Researcher Benzhen Yao told Forbes that the team is excited to see the results and impact of their research to having a sustainable aviation fuel which hopefully will contribute significantly to sustainable fuel production processes.
A Decade of Experimenting On turning CO2 to Jet Fuel
According to Forbes, the Oxford team began studying the possibility of turning carbon dioxide into jet fuel over ten years ago. But it was not until this recent discovery that Yao and his team have finally realized their dream.
Chemistry professor and the leader of the project Peter Edwards said that the team is working with the aviation industry to develop the first zero-carbon emission aviation fuel demonstration plant. Yao believes that using carbon dioxide in realizing this dream is a bright idea that is not far from becoming possible.
Yao said that the process of converting carbon dioxide into carbon-neutral jet fuel is through capturing carbon dioxide from the air and convert it to hydrogen using hydrogenation and a catalyst that is made up of the compound of iron, manganese, and potassium.

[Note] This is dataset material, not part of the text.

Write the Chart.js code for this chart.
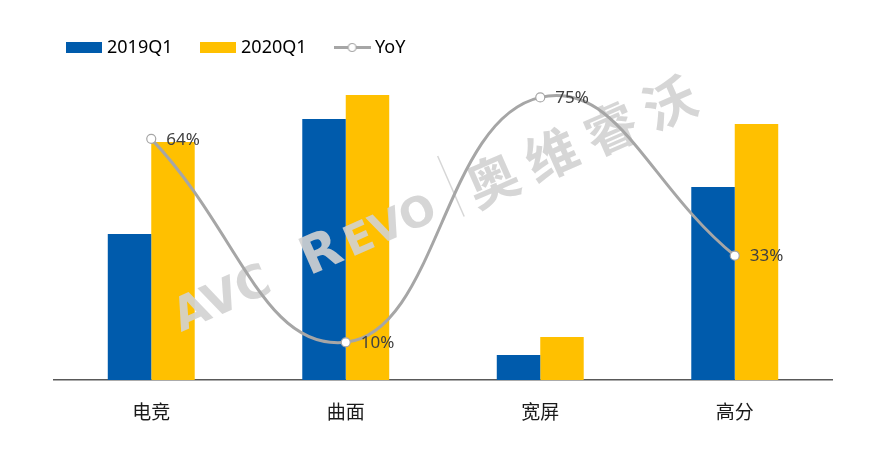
<!DOCTYPE html>
<html><head><meta charset="utf-8">
<script src="https://cdn.jsdelivr.net/npm/chart.js@4/dist/chart.umd.min.js"></script>
<style>html,body{margin:0;padding:0;background:#fff}</style>
</head><body>
<canvas id="c" width="880" height="449"></canvas>
<script>
const categories = ['电竞', '曲面', '宽屏', '高分'];
const sales2019Q1 = [14.6, 26.1, 2.5, 19.3];
const sales2020Q1 = [23.8, 28.5, 4.3, 25.6];
const yoyPercent = [64, 10, 75, 33];
const seriesNames = ['2019Q1', '2020Q1', 'YoY'];
const watermarkLatin = ['AVC', 'R', 'EVO'];
const watermarkChinese = ['奥', '维', '睿', '沃'];

const BLUE = '#005bac', YELLOW = '#ffc000', GRAY = '#a6a6a6';
const LATIN = '"Noto Sans", "Noto Sans CJK SC", sans-serif';
const CJK = '"Noto Sans CJK SC", "Noto Sans", sans-serif';

function boxIcon(color) {
  const c = document.createElement('canvas');
  c.width = 36; c.height = 11;
  const g = c.getContext('2d');
  g.fillStyle = color; g.fillRect(0, 0, 36, 11);
  return c;
}
function lineIcon() {
  const c = document.createElement('canvas');
  c.width = 37; c.height = 11;
  const g = c.getContext('2d');
  g.strokeStyle = GRAY; g.lineWidth = 3;
  g.beginPath(); g.moveTo(0, 5.5); g.lineTo(37, 5.5); g.stroke();
  g.beginPath(); g.arc(18.5, 5.5, 4, 0, Math.PI * 2);
  g.fillStyle = '#fff'; g.fill();
  g.lineWidth = 1.2; g.strokeStyle = GRAY; g.stroke();
  return c;
}
const legendIcons = [boxIcon(BLUE), boxIcon(YELLOW), lineIcon()];

const watermarkPlugin = {
  id: 'watermark',
  beforeDatasetDraw(chart, args) {
    if (args.index !== 2) return;
    const ctx = chart.ctx;
    ctx.save();
    ctx.translate(181, 332);
    ctx.rotate(-23.7 * Math.PI / 180);
    ctx.fillStyle = 'rgba(210,210,210,0.9)';
    ctx.textBaseline = 'alphabetic';
    ctx.textAlign = 'left';
    ctx.font = 'bold 46px "DejaVu Sans", sans-serif';
    ctx.fillText(watermarkLatin[0], 0, 0, 112);
    ctx.font = 'bold 52px "DejaVu Sans", sans-serif';
    ctx.fillText(watermarkLatin[1], 140, 0, 42);
    ctx.font = 'bold 42px "DejaVu Sans", sans-serif';
    ctx.fillText(watermarkLatin[2], 186, 0, 112);
    ctx.fillRect(305, -58, 1.5, 66);
    ctx.font = 'bold 52px ' + CJK;
    watermarkChinese.forEach((ch, i) => ctx.fillText(ch, 320 + i * 64.5, 6));
    ctx.restore();
  }
};

const labelPlugin = {
  id: 'yoyLabels',
  afterDatasetsDraw(chart) {
    const meta = chart.getDatasetMeta(2);
    const ctx = chart.ctx;
    ctx.save();
    ctx.font = '17px ' + LATIN;
    ctx.fillStyle = '#404040';
    ctx.textAlign = 'left';
    ctx.textBaseline = 'middle';
    meta.data.forEach((pt, i) => {
      ctx.fillText(yoyPercent[i] + '%', pt.x + 15, pt.y + 1);
    });
    ctx.restore();
  }
};

new Chart(document.getElementById('c'), {
  type: 'bar',
  data: {
    labels: categories,
    datasets: [
      { label: seriesNames[0], data: sales2019Q1, backgroundColor: BLUE, yAxisID: 'y', order: 2,
        barPercentage: 1, categoryPercentage: 0.447 },
      { label: seriesNames[1], data: sales2020Q1, backgroundColor: YELLOW, yAxisID: 'y', order: 2,
        barPercentage: 1, categoryPercentage: 0.447 },
      { label: seriesNames[2], type: 'line', data: yoyPercent, yAxisID: 'y1', order: 1,
        borderColor: GRAY, borderWidth: 3, tension: 0.45,
        pointRadius: 4.5, pointBackgroundColor: '#ffffff', pointBorderColor: GRAY, pointBorderWidth: 1.2 }
    ]
  },
  options: {
    responsive: false,
    devicePixelRatio: 1,
    animation: false,
    layout: { padding: { left: 38.5, right: 48, top: 7, bottom: 0 } },
    plugins: {
      tooltip: { enabled: false },
      legend: {
        position: 'top',
        align: 'start',
        labels: {
          usePointStyle: true,
          pointStyleWidth: 28,
          boxHeight: 11,
          padding: 31.5,
          color: '#262626',
          font: { size: 18, family: LATIN },
          generateLabels: (chart) => chart.data.datasets.map((ds, i) => ({
            text: ds.label, pointStyle: legendIcons[i], fillStyle: '#fff',
            strokeStyle: '#fff', lineWidth: 0, hidden: false, datasetIndex: i
          }))
        }
      }
    },
    scales: {
      x: {
        grid: { display: false, drawTicks: false },
        border: { display: true, color: '#595959', width: 1.5 },
        ticks: { color: '#1a1a1a', padding: 20, font: { size: 19, family: CJK } },
        afterFit: (s) => { s.height = 69; }
      },
      y: {
        min: 0, max: 31.35,
        grid: { display: false },
        border: { display: false },
        ticks: { display: false },
        afterFit: (s) => { s.width = 15.5; }
      },
      y1: {
        display: false, min: 0, max: 83.2
      }
    }
  },
  plugins: [watermarkPlugin, labelPlugin]
});
</script>
</body></html>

"The smaller number of processes inevitably leads to higher efficiency and lower cost," Yao explained. The iron catalyst being used in the experiment were cheaper than the cobalt compounds that are used in other processes, a first of its kind.
Their process was able to produce specific hydrocarbons that can be used as jet fuel. The team said that the jet fuel produced is functionally identical to the jet fuels that the aviation industry is currently using.
In terms of the possible cost of the carbon-neutral jet fuel, Yao said that the team is working with the aviation industry on cost comparison. But the capital cost of their production is only half of the process of converting carbon dioxide to methanol and then to jet fuel.
Biofuel Use in the Production of Aviation Fuel
In the past few years, airlines are increasingly investing in the production and use of biofuels, which are synthetic low-carbon fuels that can be used in electric aviation technology. The Independent reported that the world's first hydrogen-electric passenger flight was completed in September last year.
It was a si-seater aircraft that performed a taxi, takeoff, and full pattern circuit before landing at an airfield in Cranfield, England. It is an airplane produced by ZeroAvia, which is the first-ever to produce a hydrogen fuel cell-powered flight on a commercial-grade aircraft.
Now, their retrofitted Piper M-class has become the largest aircraft powered by hydrogen.